Member of the National Assembly of South Africa
- Incumbent
- Assumed office 14 June 2024
- Preceded by: Lennox Gaehler
- Constituency: Eastern Cape

Personal details
- Born: 3 February 1956 (age 70)
- Party: United Democratic Movement
- Profession: Businesswoman, politician

= Christobel Nontenja =

South African politician and businesswoman (b. 1956)

Christobel Thandiwe Nontenja (born 3 February 1956) is a South African politician and businesswoman who has been a Member of the National Assembly of South Africa since 2024, representing the United Democratic Movement, of which she serves as the national treasurer. She was previously a City of Johannesburg councillor.

==Early life and career==
Nontenja grew up in Mount Frere and attended Colana High School from which she matriculated. She has diplomas in bookkeeping, accounting, business management, and political leadership. She found employment in the business sector before she became involved in politics.

==Political career==
Nontenja was elected an UDM councillor in the City of Johannesburg in the 2006 local elections. She was reelected in 2011, 2016, and again in 2021. During her time on the council, she chaired the Standing Committee on Public Accounts for many years.

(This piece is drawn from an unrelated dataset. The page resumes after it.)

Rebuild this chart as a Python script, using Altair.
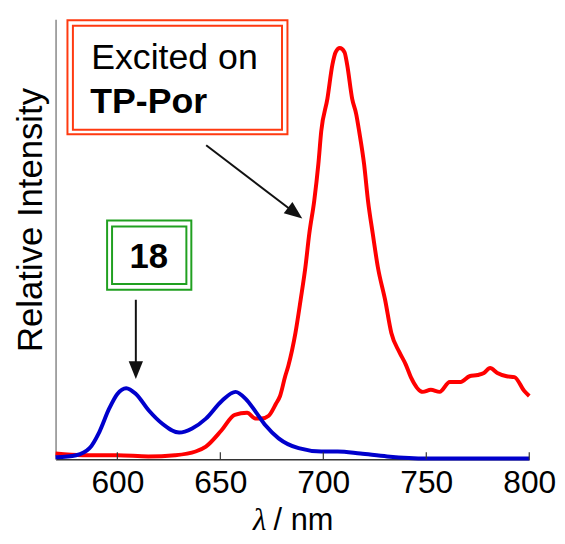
import altair as alt
import pandas as pd

# ---- data ----
red_wl = [570, 583, 600, 615, 628, 638, 643, 650.5, 657, 663, 667, 670, 673.5, 677, 679, 681.5,
          683, 686.5, 689, 691.3, 693.2, 695.6, 697.6, 699, 702, 704.4, 706, 708, 710.3, 711.6,
          714, 716, 717.4, 719.8, 721.7, 724, 726.5, 730, 733, 737, 740, 742.5, 748.3, 752.2,
          756.5, 761.4, 766.7, 771, 775, 778, 781, 784.5, 789, 792.8, 797.6, 800]
red_int = [0.014, 0.010, 0.010, 0.007, 0.010, 0.019, 0.031, 0.070, 0.108, 0.113, 0.099, 0.099,
           0.106, 0.135, 0.154, 0.202, 0.227, 0.308, 0.388, 0.467, 0.549, 0.629, 0.718, 0.798,
           0.877, 0.959, 0.99, 1.0, 0.99, 0.959, 0.877, 0.839, 0.798, 0.718, 0.629, 0.549, 0.467,
           0.388, 0.308, 0.26, 0.231, 0.2, 0.164, 0.169, 0.164, 0.188, 0.188, 0.202, 0.205, 0.21,
           0.222, 0.21, 0.202, 0.2, 0.166, 0.154]
blue_wl = [570, 580, 586.5, 591.3, 596, 600, 604.3, 609, 615.4, 621.7, 630, 636.3, 643, 650.7,
           657.4, 662.3, 667.1, 672, 678.3, 688, 699, 707, 718, 731, 750, 800]
blue_int = [0.005, 0.010, 0.027, 0.067, 0.123, 0.159, 0.173, 0.159, 0.118, 0.087, 0.065, 0.075,
            0.099, 0.142, 0.164, 0.147, 0.116, 0.082, 0.051, 0.027, 0.019, 0.019, 0.014, 0.007,
            0.002, 0.002]
series_names = ["Excited on TP-Por", "18"]
series_colors = ["#ff0000", "#0000cc"]
tick_values = [600, 650, 700, 750, 800]
x_domain = [570, 800]
y_domain = [0, 1.07]

FONT = "Liberation Sans"
W, H = 478, 444

red_df = pd.DataFrame({"wl": red_wl, "I": red_int, "s": series_names[0]})
blue_df = pd.DataFrame({"wl": blue_wl, "I": blue_int, "s": series_names[1]})
tick_df = pd.DataFrame({"wl": tick_values})
one = pd.DataFrame({"k": [0]})

xs = alt.Scale(domain=x_domain, nice=False, zero=False)
ys = alt.Scale(domain=y_domain, nice=False, zero=False)
cs = alt.Scale(domain=series_names, range=series_colors)

x_axis = alt.Axis(values=tick_values, ticks=False, grid=False, title=None,
                  labelFontSize=32, labelFont=FONT, labelColor="#000", labelPadding=9,
                  domainColor="#333", domainWidth=1.5, labelFlush=False, labelOverlap=False)
y_axis = alt.Axis(ticks=False, labels=False, grid=False, title="Relative Intensity",
                  titleFontSize=35, titleFont=FONT, titleFontWeight="normal", titleColor="#000",
                  titleAngle=270, titleAlign="center", titleBaseline="alphabetic",
                  titleX=-14, titleY=202, domainColor="#888", domainWidth=1.5)


def curve(df):
    return alt.Chart(df).mark_line(strokeWidth=4, interpolate="monotone", strokeJoin="round").encode(
        x=alt.X("wl:Q", scale=xs, axis=x_axis),
        y=alt.Y("I:Q", scale=ys, axis=y_axis),
        color=alt.Color("s:N", scale=cs, legend=None),
    )


ticks = alt.Chart(tick_df).mark_rule(color="#333", strokeWidth=1.2).encode(
    x=alt.X("wl:Q", scale=xs, axis=x_axis), y=alt.value(H), y2=alt.value(H - 7))


def box(x1, x2, y1, y2, color):
    return alt.Chart(one).mark_rect(fill="#ffffff", stroke=color, strokeWidth=2).encode(
        x=alt.value(x1), x2=alt.value(x2), y=alt.value(y1), y2=alt.value(y2))


def txt(s, x, y, size, weight="normal", align="left", style="normal", font=FONT):
    return alt.Chart(one).mark_text(text=s, fontSize=size, fontWeight=weight, align=align,
                                    baseline="alphabetic", font=font, fontStyle=style,
                                    color="#000").encode(x=alt.value(x), y=alt.value(y))


def seg(x1, y1, x2, y2):
    return alt.Chart(one).mark_rule(color="#111", strokeWidth=2).encode(
        x=alt.value(x1), y=alt.value(y1), x2=alt.value(x2), y2=alt.value(y2))


def head(x, y, ang):
    return alt.Chart(one).mark_point(shape="M0,-1L0.8,1L-0.8,1Z", filled=True, size=324,
                                     angle=ang, color="#111", opacity=1, strokeWidth=0).encode(
        x=alt.value(x), y=alt.value(y))


RED_BOX = "#ff3a10"
GREEN_BOX = "#20a020"

layers = [
    curve(red_df),
    curve(blue_df),
    ticks,
    box(12, 234, 1, 116, RED_BOX),
    box(17.5, 228.5, 6.5, 111.5, RED_BOX),
    txt("Excited on", 36, 50, 36),
    txt("TP-Por", 35, 95, 36, weight="bold"),
    seg(152, 127, 241, 195),
    head(241.8, 195.5, 127.3),
    box(52, 137, 203, 273, GREEN_BOX),
    box(57, 132, 209, 267, GREEN_BOX),
    txt("18", 94, 251, 35, weight="bold", align="center"),
    seg(81, 283, 81, 352),
    head(81, 354, 180),
    txt("λ", 206, 515, 31, style="italic", align="center", font="Liberation Serif"),
    txt("/ nm", 220, 515, 31),
]

chart = alt.layer(*layers).properties(
    width=W, height=H,
    padding={"left": 48, "top": 9, "right": 28, "bottom": 78},
    autosize=alt.AutoSizeParams(type="none"),
    background="#ffffff",
).configure_view(stroke=None)

chart.save("out.html", embed_options={"renderer": "svg", "actions": False})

Following the 2024 national and provincial elections, Lennox Gaehler was not available to serve as an UDM member of parliament in the National Assembly. Nontenja, as the next candidate on the party list, was selected to take up his seat. She is a member of the Standing Committee on Public Accounts and the Portfolio Committee on Defence and Military Veterans. Nontenja is also the UDM's chief whip.